Leave out the pictures and set down exactly the lines from the start of the listing through the one with "const yTicks = [0, 5, 10, 15, 20, 25, 30];", both included.

Data to process:
begin
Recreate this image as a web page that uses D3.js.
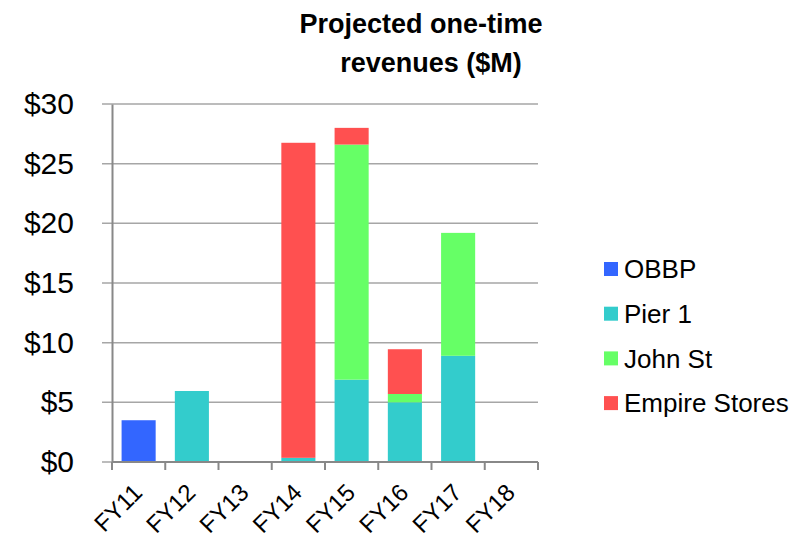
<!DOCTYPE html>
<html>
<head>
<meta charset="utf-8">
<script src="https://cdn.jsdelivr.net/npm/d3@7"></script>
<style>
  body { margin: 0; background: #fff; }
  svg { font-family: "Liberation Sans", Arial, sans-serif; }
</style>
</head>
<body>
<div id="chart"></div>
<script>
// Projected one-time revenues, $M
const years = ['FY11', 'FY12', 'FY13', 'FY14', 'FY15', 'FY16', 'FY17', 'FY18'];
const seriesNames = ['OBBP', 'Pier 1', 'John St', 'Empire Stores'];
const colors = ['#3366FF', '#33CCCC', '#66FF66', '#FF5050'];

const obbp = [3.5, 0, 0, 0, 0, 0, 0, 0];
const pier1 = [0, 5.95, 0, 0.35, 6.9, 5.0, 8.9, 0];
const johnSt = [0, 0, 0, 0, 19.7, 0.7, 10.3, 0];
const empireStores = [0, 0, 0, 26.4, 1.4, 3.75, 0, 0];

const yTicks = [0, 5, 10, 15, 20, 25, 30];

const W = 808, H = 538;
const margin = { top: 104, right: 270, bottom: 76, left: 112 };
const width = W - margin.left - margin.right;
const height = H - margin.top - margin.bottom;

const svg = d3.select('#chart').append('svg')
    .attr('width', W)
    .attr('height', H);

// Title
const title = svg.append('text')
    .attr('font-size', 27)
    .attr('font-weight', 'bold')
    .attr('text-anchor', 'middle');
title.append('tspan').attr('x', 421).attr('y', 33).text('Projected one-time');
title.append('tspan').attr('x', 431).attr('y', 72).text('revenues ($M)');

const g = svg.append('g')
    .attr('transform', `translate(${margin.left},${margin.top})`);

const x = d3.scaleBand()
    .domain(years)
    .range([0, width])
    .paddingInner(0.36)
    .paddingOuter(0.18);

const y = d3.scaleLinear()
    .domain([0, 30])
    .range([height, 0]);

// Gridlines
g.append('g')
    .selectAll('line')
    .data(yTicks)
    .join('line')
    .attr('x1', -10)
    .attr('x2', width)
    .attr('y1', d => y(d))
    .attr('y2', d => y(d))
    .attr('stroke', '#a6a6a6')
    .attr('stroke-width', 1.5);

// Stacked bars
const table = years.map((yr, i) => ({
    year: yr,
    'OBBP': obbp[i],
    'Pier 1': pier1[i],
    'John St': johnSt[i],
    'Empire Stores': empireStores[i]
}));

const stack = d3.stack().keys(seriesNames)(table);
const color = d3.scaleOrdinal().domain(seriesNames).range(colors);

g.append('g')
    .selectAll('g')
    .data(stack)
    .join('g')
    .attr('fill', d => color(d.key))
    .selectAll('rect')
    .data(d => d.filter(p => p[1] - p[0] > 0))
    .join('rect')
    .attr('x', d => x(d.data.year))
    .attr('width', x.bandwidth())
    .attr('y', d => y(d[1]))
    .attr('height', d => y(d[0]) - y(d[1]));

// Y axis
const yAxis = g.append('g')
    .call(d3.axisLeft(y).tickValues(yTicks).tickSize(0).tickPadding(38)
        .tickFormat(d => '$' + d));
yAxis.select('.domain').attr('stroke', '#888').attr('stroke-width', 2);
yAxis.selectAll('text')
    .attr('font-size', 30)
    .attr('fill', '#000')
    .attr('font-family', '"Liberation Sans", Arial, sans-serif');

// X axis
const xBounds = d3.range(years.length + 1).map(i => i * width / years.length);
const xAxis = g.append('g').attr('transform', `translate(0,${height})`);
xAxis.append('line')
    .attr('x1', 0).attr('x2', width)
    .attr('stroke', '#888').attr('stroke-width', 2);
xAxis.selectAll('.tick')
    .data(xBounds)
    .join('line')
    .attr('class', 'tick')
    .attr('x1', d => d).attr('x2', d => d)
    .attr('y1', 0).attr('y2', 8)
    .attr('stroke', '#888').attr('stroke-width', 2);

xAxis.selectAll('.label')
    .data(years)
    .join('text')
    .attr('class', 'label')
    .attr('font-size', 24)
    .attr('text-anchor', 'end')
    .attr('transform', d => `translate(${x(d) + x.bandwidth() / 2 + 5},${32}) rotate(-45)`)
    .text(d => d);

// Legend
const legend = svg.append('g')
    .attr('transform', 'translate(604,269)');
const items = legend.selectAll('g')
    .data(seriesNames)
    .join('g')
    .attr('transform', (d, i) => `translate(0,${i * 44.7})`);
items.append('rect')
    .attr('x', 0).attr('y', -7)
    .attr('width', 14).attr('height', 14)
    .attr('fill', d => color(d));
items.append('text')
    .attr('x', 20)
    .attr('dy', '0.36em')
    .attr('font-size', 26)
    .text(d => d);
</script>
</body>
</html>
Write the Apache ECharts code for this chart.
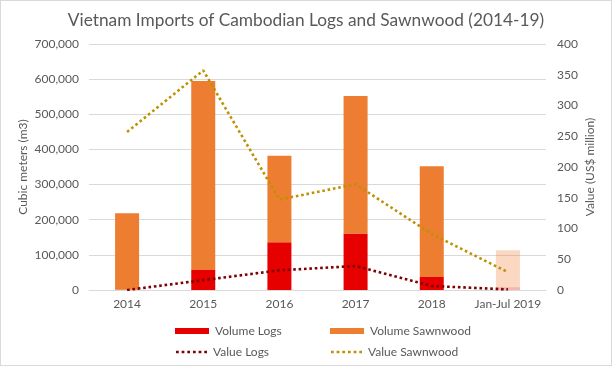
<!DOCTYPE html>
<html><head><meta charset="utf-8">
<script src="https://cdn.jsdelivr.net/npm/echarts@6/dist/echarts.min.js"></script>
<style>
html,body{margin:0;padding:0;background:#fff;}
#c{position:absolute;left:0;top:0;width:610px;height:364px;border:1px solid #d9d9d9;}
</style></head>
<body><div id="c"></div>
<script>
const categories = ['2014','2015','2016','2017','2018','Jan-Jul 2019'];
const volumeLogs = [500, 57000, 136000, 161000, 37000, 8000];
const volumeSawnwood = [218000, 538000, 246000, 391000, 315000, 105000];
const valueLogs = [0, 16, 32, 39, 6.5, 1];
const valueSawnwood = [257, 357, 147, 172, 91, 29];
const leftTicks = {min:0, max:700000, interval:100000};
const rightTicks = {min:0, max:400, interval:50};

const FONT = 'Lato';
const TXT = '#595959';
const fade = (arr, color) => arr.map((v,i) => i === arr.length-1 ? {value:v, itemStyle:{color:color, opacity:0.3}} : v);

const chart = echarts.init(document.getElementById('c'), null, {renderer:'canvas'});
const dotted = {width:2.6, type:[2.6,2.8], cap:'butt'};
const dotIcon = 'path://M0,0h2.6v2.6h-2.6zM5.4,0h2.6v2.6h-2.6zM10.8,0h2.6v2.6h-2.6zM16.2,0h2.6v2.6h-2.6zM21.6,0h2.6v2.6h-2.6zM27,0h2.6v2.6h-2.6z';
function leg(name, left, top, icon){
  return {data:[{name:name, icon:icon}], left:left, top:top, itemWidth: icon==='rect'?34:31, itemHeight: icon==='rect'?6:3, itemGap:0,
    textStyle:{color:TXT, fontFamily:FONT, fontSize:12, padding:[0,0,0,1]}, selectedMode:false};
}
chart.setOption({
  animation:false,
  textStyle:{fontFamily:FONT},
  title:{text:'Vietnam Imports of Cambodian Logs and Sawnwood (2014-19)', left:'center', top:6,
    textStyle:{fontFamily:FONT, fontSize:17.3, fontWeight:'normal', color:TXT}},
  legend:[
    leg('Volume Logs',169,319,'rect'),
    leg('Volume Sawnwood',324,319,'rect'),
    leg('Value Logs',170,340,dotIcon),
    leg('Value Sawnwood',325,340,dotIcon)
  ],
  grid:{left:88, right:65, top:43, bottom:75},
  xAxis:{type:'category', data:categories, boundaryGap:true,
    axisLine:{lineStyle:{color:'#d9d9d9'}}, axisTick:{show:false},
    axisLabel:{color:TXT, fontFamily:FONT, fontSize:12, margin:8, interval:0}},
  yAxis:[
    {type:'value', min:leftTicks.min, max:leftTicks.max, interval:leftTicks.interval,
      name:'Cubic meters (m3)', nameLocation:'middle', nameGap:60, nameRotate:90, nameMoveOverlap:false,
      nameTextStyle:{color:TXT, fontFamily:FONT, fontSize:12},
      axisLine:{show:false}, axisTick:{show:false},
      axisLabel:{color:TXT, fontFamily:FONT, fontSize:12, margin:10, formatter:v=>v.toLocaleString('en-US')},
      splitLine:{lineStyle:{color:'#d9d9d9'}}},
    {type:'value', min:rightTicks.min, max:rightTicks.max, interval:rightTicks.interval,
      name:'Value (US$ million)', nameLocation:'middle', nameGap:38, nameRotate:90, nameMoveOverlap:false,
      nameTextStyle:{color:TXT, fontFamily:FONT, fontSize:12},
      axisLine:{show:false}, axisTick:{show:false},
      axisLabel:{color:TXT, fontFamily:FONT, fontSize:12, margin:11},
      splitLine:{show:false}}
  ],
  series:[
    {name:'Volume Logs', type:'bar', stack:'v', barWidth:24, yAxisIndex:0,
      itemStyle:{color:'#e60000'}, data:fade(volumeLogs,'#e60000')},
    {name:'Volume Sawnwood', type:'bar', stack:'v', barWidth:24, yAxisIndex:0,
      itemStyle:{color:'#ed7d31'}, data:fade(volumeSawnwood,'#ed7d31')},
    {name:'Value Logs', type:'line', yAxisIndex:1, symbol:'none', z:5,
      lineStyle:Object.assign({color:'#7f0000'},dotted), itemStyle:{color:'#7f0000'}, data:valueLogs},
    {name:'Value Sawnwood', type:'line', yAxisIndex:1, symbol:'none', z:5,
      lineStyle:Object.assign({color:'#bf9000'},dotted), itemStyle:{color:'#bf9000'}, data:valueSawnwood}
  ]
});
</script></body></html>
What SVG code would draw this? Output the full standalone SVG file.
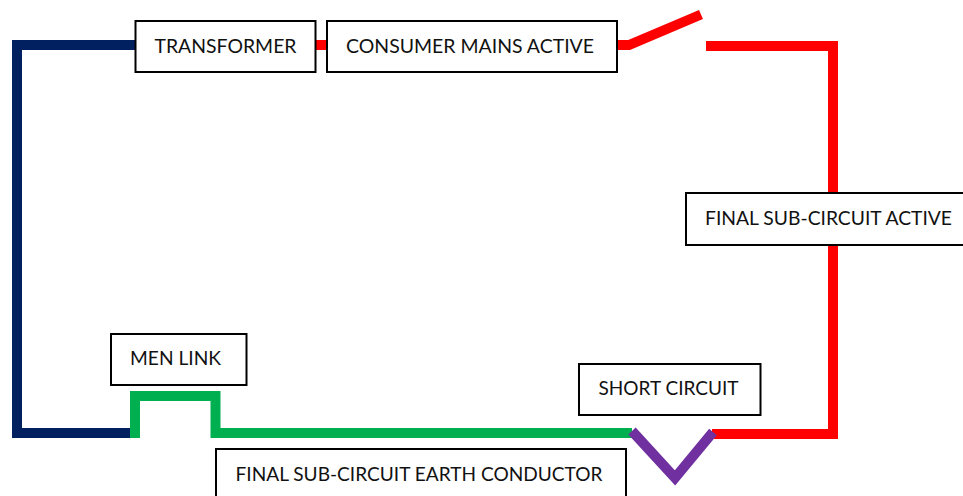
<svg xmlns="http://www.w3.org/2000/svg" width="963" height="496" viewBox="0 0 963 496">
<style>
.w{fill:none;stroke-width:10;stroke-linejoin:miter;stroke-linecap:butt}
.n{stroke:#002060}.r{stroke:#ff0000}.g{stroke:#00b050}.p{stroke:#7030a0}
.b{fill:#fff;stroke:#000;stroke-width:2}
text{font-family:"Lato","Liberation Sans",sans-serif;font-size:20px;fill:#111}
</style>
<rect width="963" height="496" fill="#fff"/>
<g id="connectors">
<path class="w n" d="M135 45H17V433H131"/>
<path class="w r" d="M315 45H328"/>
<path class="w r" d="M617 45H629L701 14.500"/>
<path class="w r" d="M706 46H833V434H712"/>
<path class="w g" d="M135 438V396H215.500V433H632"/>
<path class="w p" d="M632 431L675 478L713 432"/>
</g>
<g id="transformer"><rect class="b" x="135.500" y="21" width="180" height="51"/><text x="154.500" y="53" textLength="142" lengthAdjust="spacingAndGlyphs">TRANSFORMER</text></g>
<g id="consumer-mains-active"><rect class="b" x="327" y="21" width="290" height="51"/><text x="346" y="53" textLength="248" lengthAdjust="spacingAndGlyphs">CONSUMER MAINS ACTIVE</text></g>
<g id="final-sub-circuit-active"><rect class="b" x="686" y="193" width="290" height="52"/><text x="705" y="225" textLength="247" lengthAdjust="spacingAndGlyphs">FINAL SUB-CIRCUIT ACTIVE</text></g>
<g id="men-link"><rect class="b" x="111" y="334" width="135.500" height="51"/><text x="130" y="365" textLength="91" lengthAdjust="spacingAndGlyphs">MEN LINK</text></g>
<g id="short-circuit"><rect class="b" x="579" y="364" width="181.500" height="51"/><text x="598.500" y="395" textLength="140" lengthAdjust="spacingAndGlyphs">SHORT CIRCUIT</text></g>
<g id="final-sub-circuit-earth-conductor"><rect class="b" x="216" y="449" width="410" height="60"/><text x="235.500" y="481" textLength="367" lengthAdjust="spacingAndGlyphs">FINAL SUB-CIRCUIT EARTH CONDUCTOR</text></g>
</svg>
end
Expected answer:
Recreate this image as a web page that uses D3.js.
<!DOCTYPE html>
<html>
<head>
<meta charset="utf-8">
<script src="https://cdn.jsdelivr.net/npm/d3@7"></script>
<style>
  body { margin: 0; background: #fff; }
  svg { font-family: "Liberation Sans", Arial, sans-serif; }
</style>
</head>
<body>
<div id="chart"></div>
<script>
// Projected one-time revenues, $M
const years = ['FY11', 'FY12', 'FY13', 'FY14', 'FY15', 'FY16', 'FY17', 'FY18'];
const seriesNames = ['OBBP', 'Pier 1', 'John St', 'Empire Stores'];
const colors = ['#3366FF', '#33CCCC', '#66FF66', '#FF5050'];

const obbp = [3.5, 0, 0, 0, 0, 0, 0, 0];
const pier1 = [0, 5.95, 0, 0.35, 6.9, 5.0, 8.9, 0];
const johnSt = [0, 0, 0, 0, 19.7, 0.7, 10.3, 0];
const empireStores = [0, 0, 0, 26.4, 1.4, 3.75, 0, 0];

const yTicks = [0, 5, 10, 15, 20, 25, 30];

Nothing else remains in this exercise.